In the prayer that followed the minister seemed as though he were talking with dear familiarity to One whom he knew well. The young man, listening, marveled that any dared come so near, and found himself longing for such assurance and comradeship.

They took the casket out to a quiet place beyond the city, where the little body might rest until the sister wished to take it away.

As they stood upon that bleak hillside, dotted over with white tombstones, the looming city in the distance off at the right, Courtland recognized the group of spreading buildings that belonged to-his university. He marveled at the closeness of life and death in this world. Out there the busy city, everybody tired and hustling to get, to learn, to enjoy; out here everybody lying quiet, like the corn of wheat in the ground, waiting for the resurrection time, the call of God to come forth in beauty! What a difference it would make in the working, and getting, and hustling, and learning, and enjoying if everybody remembered how near the lying-quiet time might be! How unready some might be to lie down and feel that it was all over! How much difference it must make what one had done with the time over there in the city, when the stopping time came! How much better it would be if one could live remembering the Presence, always being aware of its nearness! To live Christ! What would that mean? Was he ready to surrender a thought like that?

The minister, it appeared, had a very urgent call in another direction. He must take a trolley that passed the gate of the cemetery and go off at once. It fell to Courtland to look after the girl, for the doctor had not been able to leave his practice to take the long ride to the cemetery. She, it seemed, did not hear what they said, nor care who went with her.

Courtland led her to the carriage and put her in. "I suppose you will want to go directly back to the house?" he said.

She turned to him as if she were coming out of a trance. She caught her breath and gave him one wild, beseeching look, crying out with something like a sob: "Oh, how can I ever go back to that room now?" And then her breath seemed suddenly to leave her and she fell back against the seat as if she were lifeless.

He sprang in beside her, took her in his arms, resting her head against his shoulder, loosened her coat about her throat, and chafed her cold hands, drawing the robes closely about her slender shoulders, but she lay there white and without a sign, of life. He thought he never had seen anything so ghastly white as her face.

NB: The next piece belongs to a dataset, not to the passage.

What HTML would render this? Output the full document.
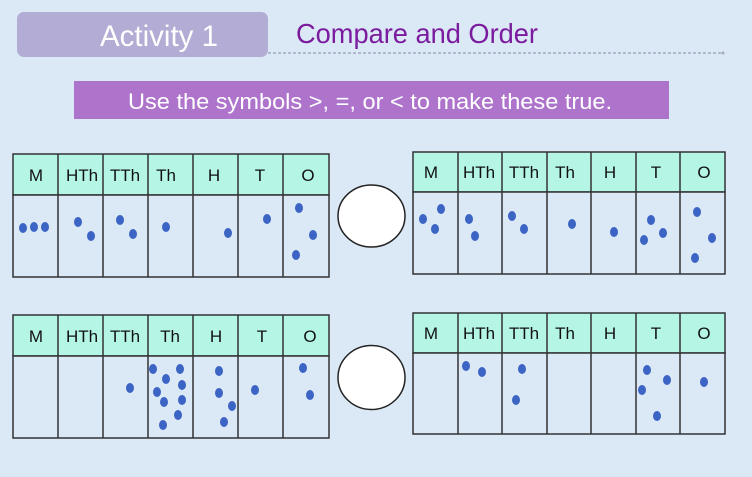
<!DOCTYPE html>
<html><head><meta charset="utf-8"><style>
html,body{margin:0;padding:0;background:#dbe9f6;}
svg{display:block;}
text{font-family:"Liberation Sans",sans-serif;}
.h{font-size:17px;fill:#111;text-anchor:middle;}
.g rect.hd{fill:#b4f5e6;}
</style></head><body>
<svg width="752" height="477" viewBox="0 0 752 477" xmlns="http://www.w3.org/2000/svg">
<rect width="752" height="477" fill="#dbe9f6"/>
<rect x="17" y="12" width="251" height="45" rx="7" fill="#b3acd4"/>
<text x="159" y="46" font-size="30" fill="#fff" text-anchor="middle" textLength="118" lengthAdjust="spacingAndGlyphs">Activity 1</text>
<text x="296" y="43" font-size="28" fill="#7b1b9e" textLength="242" lengthAdjust="spacingAndGlyphs">Compare and Order</text>
<line x1="268" y1="53" x2="722" y2="53" stroke="#a8a8c0" stroke-width="1.5" stroke-dasharray="3,2"/>
<circle cx="723" cy="53" r="1.5" fill="#a8a8c0"/>
<rect x="74" y="81" width="595" height="38" fill="#ae74cc"/>
<text x="370" y="109" font-size="22" fill="#fff" text-anchor="middle" textLength="484" lengthAdjust="spacingAndGlyphs">Use the symbols &gt;, =, or &lt; to make these true.</text>

<!-- Table 1 -->
<g stroke="#333" stroke-width="1.5">
<rect x="13" y="154" width="316" height="41" fill="#b4f5e6"/>
<rect x="13" y="195" width="316" height="82" fill="#dbe9f6"/>
<path d="M58 154V277M103 154V277M148 154V277M193 154V277M238 154V277M283 154V277" fill="none"/>
<rect x="413" y="152" width="312" height="40" fill="#b4f5e6"/>
<rect x="413" y="192" width="312" height="82" fill="#dbe9f6"/>
<path d="M458 152V274M502 152V274M547 152V274M591 152V274M636 152V274M680 152V274" fill="none"/>
<rect x="13" y="315" width="316" height="41" fill="#b4f5e6"/>
<rect x="13" y="356" width="316" height="82" fill="#dbe9f6"/>
<path d="M58 315V438M103 315V438M148 315V438M193 315V438M238 315V438M283 315V438" fill="none"/>
<rect x="413" y="313" width="312" height="40" fill="#b4f5e6"/>
<rect x="413" y="353" width="312" height="81" fill="#dbe9f6"/>
<path d="M458 313V434M502 313V434M547 313V434M591 313V434M636 313V434M680 313V434" fill="none"/>
</g>
<g class="h">
<text class="h" x="36" y="181">M</text><text class="h" x="82" y="181">HTh</text><text class="h" x="125" y="181">TTh</text><text class="h" x="166" y="181">Th</text><text class="h" x="214" y="181">H</text><text class="h" x="260" y="181">T</text><text class="h" x="308" y="181">O</text>
<text class="h" x="431" y="178">M</text><text class="h" x="479" y="178">HTh</text><text class="h" x="524" y="178">TTh</text><text class="h" x="565" y="178">Th</text><text class="h" x="610" y="178">H</text><text class="h" x="656" y="178">T</text><text class="h" x="704" y="178">O</text>
<text class="h" x="36" y="342">M</text><text class="h" x="82" y="342">HTh</text><text class="h" x="125" y="342">TTh</text><text class="h" x="170" y="342">Th</text><text class="h" x="216" y="342">H</text><text class="h" x="262" y="342">T</text><text class="h" x="310" y="342">O</text>
<text class="h" x="431" y="339">M</text><text class="h" x="479" y="339">HTh</text><text class="h" x="524" y="339">TTh</text><text class="h" x="565" y="339">Th</text><text class="h" x="610" y="339">H</text><text class="h" x="656" y="339">T</text><text class="h" x="704" y="339">O</text>
</g>
<ellipse cx="371.5" cy="216" rx="33.5" ry="31" fill="#fff" stroke="#222" stroke-width="1.5"/>
<ellipse cx="371.5" cy="377.5" rx="33.5" ry="32" fill="#fff" stroke="#222" stroke-width="1.5"/>
<g fill="#3c64c4">
<ellipse cx="23" cy="228" rx="4" ry="5"/><ellipse cx="34" cy="227" rx="4" ry="5"/><ellipse cx="45" cy="227" rx="4" ry="5"/>
<ellipse cx="78" cy="222" rx="4" ry="5"/><ellipse cx="91" cy="236" rx="4" ry="5"/>
<ellipse cx="120" cy="220" rx="4" ry="5"/><ellipse cx="133" cy="234" rx="4" ry="5"/>
<ellipse cx="166" cy="227" rx="4" ry="5"/><ellipse cx="228" cy="233" rx="4" ry="5"/><ellipse cx="267" cy="219" rx="4" ry="5"/>
<ellipse cx="299" cy="208" rx="4" ry="5"/><ellipse cx="313" cy="235" rx="4" ry="5"/><ellipse cx="296" cy="255" rx="4" ry="5"/>

<ellipse cx="423" cy="219" rx="4" ry="5"/><ellipse cx="441" cy="209" rx="4" ry="5"/><ellipse cx="435" cy="229" rx="4" ry="5"/>
<ellipse cx="469" cy="219" rx="4" ry="5"/><ellipse cx="475" cy="236" rx="4" ry="5"/>
<ellipse cx="512" cy="216" rx="4" ry="5"/><ellipse cx="524" cy="229" rx="4" ry="5"/>
<ellipse cx="572" cy="224" rx="4" ry="5"/><ellipse cx="614" cy="232" rx="4" ry="5"/>
<ellipse cx="651" cy="220" rx="4" ry="5"/><ellipse cx="663" cy="233" rx="4" ry="5"/><ellipse cx="644" cy="240" rx="4" ry="5"/>
<ellipse cx="697" cy="212" rx="4" ry="5"/><ellipse cx="712" cy="238" rx="4" ry="5"/><ellipse cx="695" cy="258" rx="4" ry="5"/>

<ellipse cx="130" cy="388" rx="4" ry="5"/>
<ellipse cx="153" cy="369" rx="4" ry="5"/><ellipse cx="180" cy="369" rx="4" ry="5"/><ellipse cx="166" cy="379" rx="4" ry="5"/><ellipse cx="157" cy="392" rx="4" ry="5"/><ellipse cx="182" cy="385" rx="4" ry="5"/><ellipse cx="164" cy="402" rx="4" ry="5"/><ellipse cx="182" cy="400" rx="4" ry="5"/><ellipse cx="178" cy="415" rx="4" ry="5"/><ellipse cx="163" cy="425" rx="4" ry="5"/>
<ellipse cx="219" cy="371" rx="4" ry="5"/><ellipse cx="219" cy="393" rx="4" ry="5"/><ellipse cx="232" cy="406" rx="4" ry="5"/><ellipse cx="224" cy="422" rx="4" ry="5"/>
<ellipse cx="255" cy="390" rx="4" ry="5"/>
<ellipse cx="303" cy="368" rx="4" ry="5"/><ellipse cx="310" cy="395" rx="4" ry="5"/>

<ellipse cx="466" cy="366" rx="4" ry="5"/><ellipse cx="482" cy="372" rx="4" ry="5"/>
<ellipse cx="522" cy="369" rx="4" ry="5"/><ellipse cx="516" cy="400" rx="4" ry="5"/>
<ellipse cx="647" cy="370" rx="4" ry="5"/><ellipse cx="667" cy="380" rx="4" ry="5"/><ellipse cx="642" cy="390" rx="4" ry="5"/><ellipse cx="657" cy="416" rx="4" ry="5"/>
<ellipse cx="704" cy="382" rx="4" ry="5"/>
</g>
</svg>
</body></html>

The driver came around and offered a bottle of brandy. They forced a few drops between her teeth, and after a moment there came a faint flutter of her eyelids. She came to herself for just an instant, looked about her, realized her sorrow once more, and dropped off into oblivion again.

"She's in a bad way!" murmured the driver, looking worried. "I guess we'd better get her somewheres. I don't want to have no responsibility. My chief's gone back to the city, and the other man's gone across the to West Side. I reckon we'd better go on and stop at some hospital if she don't come to pretty soon."

The driver vanished and the carriage started at a rapid pace. Courtland sat supporting his silent charge in growing alarm, alternately chafing her hands and trying to force more brandy between her set lips. He was relieved when at last the carriage stopped again and he recognized the stone buildings of one of the city's great hospitals.